Catholic Love: A Personal Story
Liz Friden, Class of 2019
Even as the oldest cousin, I do not know my own grandmother. As I was learning how to talk, she was forgetting. Joan D’Arcy was diagnosed with Alzheimer’s in 2002 and still has it to this day. Despite this disease, my grandma has taught me so much about what matters in life. Ironically, it’s love.
Through the people she loved, she made them into who they are, and they have shared their love with me. They are my family.
Every time I visited her home, I was struck by the beautiful woman on the walls. The one with the calm smile and “Jackie O” style. Jackie Kennedy was too stuffy for her. My grandma is now an old woman, unable to utter anything but a mumble. The young woman on the walls radiates grace and energy. It was no wonder my grandpa loved her so much that he took such loving care of her.
As a kid, I was so frustrated by her. I did not like my grandma at all. We were on vacation in 2002 and she kept giving me the beach towels, telling me to wash them and to be sure to fold them after they air dried. I was five. It took me a few years for me to realize what was wrong with her. It took her a few years to tell people something was wrong with her.

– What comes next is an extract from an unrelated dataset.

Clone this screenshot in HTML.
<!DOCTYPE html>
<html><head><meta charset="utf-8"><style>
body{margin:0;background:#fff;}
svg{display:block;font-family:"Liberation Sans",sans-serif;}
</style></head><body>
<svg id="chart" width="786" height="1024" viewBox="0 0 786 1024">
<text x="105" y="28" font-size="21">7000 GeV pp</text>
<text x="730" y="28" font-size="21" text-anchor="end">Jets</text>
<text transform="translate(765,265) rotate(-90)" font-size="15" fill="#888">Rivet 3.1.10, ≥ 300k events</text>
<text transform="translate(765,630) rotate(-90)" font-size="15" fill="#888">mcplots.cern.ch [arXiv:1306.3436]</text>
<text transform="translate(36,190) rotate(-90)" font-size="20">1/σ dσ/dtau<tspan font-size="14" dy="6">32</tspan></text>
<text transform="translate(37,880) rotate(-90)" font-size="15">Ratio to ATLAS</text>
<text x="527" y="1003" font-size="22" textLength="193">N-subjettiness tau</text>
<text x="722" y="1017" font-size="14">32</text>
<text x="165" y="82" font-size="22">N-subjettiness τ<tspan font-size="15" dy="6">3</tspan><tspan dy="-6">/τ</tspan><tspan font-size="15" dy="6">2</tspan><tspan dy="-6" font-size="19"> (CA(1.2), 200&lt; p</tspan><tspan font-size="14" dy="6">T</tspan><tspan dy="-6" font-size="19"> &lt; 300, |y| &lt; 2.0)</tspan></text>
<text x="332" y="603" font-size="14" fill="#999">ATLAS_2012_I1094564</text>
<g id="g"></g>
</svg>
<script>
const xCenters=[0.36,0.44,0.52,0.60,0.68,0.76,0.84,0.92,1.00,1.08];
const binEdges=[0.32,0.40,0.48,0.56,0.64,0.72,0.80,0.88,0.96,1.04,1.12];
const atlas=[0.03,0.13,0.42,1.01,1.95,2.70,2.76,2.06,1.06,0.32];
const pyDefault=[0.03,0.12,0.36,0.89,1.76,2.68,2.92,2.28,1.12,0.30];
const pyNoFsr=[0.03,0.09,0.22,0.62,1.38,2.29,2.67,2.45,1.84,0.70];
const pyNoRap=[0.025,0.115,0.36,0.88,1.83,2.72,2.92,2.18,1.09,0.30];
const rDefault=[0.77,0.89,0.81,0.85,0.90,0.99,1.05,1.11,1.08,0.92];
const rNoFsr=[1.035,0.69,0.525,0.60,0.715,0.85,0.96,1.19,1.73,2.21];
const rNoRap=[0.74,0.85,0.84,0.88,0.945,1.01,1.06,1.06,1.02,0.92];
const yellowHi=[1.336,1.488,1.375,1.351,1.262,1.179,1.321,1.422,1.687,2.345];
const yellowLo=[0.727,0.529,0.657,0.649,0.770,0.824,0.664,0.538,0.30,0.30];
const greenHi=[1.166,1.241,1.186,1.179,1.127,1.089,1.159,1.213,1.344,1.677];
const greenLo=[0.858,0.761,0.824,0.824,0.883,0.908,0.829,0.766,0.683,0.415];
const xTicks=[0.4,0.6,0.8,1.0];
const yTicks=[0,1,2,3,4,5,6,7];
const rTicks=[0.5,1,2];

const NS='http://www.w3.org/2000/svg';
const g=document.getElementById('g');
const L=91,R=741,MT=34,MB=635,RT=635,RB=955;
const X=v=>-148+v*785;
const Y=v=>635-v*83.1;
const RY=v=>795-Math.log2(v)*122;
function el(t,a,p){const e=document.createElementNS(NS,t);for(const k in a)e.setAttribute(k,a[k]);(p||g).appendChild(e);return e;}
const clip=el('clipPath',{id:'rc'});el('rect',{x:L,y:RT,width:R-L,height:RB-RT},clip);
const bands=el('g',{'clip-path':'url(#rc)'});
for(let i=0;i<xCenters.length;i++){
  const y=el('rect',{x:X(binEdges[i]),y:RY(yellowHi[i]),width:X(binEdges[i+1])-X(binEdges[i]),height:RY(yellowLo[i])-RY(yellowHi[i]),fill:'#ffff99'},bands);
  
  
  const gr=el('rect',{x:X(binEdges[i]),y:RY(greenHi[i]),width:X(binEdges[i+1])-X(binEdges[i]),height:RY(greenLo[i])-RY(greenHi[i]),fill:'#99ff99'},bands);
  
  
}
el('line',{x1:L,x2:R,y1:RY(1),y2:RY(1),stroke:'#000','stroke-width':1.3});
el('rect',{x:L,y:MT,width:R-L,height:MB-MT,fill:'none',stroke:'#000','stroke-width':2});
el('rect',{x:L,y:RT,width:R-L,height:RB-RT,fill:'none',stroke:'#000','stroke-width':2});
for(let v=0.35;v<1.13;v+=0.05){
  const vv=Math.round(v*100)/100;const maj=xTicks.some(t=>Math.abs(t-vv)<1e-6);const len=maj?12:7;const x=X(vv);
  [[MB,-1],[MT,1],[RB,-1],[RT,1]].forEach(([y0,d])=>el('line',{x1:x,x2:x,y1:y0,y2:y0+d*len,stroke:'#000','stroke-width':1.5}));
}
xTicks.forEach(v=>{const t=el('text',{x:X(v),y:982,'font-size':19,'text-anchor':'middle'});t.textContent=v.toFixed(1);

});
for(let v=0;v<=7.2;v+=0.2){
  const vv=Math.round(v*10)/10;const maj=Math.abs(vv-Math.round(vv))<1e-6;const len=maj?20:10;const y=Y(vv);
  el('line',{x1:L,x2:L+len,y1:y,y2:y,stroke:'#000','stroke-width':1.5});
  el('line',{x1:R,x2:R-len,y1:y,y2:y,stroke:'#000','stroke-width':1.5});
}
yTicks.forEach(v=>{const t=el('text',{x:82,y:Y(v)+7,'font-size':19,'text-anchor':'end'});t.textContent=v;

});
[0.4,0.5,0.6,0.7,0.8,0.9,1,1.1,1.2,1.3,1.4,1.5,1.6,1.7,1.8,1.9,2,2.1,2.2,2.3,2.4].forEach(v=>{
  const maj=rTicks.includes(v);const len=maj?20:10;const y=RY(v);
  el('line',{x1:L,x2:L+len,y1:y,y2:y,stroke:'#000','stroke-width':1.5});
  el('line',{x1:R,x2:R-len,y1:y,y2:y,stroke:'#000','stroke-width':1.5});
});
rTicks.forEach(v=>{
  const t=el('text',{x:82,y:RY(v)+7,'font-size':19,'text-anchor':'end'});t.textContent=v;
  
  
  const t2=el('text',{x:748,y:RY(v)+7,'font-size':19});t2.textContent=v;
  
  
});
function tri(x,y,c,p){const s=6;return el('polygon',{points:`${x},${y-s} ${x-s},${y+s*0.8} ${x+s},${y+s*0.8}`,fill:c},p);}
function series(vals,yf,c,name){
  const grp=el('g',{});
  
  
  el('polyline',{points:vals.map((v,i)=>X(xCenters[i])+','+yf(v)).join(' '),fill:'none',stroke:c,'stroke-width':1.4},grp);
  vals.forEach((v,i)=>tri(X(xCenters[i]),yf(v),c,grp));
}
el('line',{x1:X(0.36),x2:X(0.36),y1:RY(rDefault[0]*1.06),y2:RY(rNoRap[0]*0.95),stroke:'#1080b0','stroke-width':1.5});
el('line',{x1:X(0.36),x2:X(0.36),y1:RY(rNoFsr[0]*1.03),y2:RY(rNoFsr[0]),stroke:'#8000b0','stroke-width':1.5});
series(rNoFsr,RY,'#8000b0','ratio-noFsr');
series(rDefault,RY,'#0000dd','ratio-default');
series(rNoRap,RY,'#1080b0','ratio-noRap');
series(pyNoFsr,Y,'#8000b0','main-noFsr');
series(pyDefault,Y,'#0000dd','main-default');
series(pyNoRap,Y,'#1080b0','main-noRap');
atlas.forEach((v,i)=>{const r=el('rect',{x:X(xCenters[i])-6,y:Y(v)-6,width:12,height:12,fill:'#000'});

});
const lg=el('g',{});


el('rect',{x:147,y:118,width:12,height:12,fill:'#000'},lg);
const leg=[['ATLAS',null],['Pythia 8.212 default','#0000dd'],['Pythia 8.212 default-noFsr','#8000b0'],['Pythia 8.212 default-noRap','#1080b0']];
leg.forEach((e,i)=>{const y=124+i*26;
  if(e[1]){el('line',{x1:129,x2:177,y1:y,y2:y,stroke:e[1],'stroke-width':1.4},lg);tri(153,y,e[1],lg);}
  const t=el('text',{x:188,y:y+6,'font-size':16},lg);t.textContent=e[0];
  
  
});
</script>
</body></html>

One visit, I remember really looking at her, the way a kid looks at something they are seeing for the first time. I saw my grandmother for the first time that day. I saw the wrinkles on her eyes and the lines on her neck. The way her short hair was tucked behind her ear with a barrette.
My favorite memory in the entire world is my grandma and grandpa’s 50th wedding anniversary in 2014 when they renewed their vows.
Grandma and Grandpa were sitting in the middle of their living room. They were about to be blessed by the hot priest my aunt had hired to do the blessing. The priest performed the sacrament of renewing their vows. It was beautiful. Through the tears I was trying to hide, I saw Joan and Tom D’Arcy looking at one another. They were smiling; my grandpa said he loved her. To my surprise she mumbled back to him, communicating the same thing as best she could. They were no longer my grandparents, dying in their own ways. There were tears in Tom’s eyes and one single tear in Joan’s.
For the first time in my whole entire life, I saw mutual love between two old people. I saw it, and it was the most beautiful thing I have ever seen. I did not know my grandma very well, but she gave me that. I saw a woman struggling to communicate, but who was so moved by everything going on around her and so loved by the people she had spent her whole life loving that her brain processed something it was not supposed to: emotion.
After that day, I looked at the pictures on the walls and saw her timeless sense of style, combined with the people she loved. My grandmother, a woman I had hardly known, has become an icon in my life.
I drove home with my family the next day. A few weeks later, I broke up with my high school boyfriend. I saw what my grandparents had and knew I would never have it with him. I will never forget what I saw that day in my grandparents’ living room. Looking into their eyes and seeing the love they had for each other even through their sicknesses has given me the highest standard of love. I do not think they were soulmates, I think that idea is stupid. But they made it work, and they were in love with the work, in love with the commitment for one another. That is Catholic love.
So with another upcoming Valentine’s Day that will be spent alone, or with friends and cookies broken in half to become broken heart cookies, it is important to remember what love is. Love is what my grandparents had. It was more than a relationship; it was a life together.
In December of 2014, just 5 months after their anniversary, my grandfather passed away. My grandma still lives in their house with her long time live in aid, Mary. Mary takes care of her the way my family can’t. My grandmother has now had diagnosed Alzheimer’s for sixteen years and continues to be loved by Mary, her five daughters, her friends, their husbands, and their children.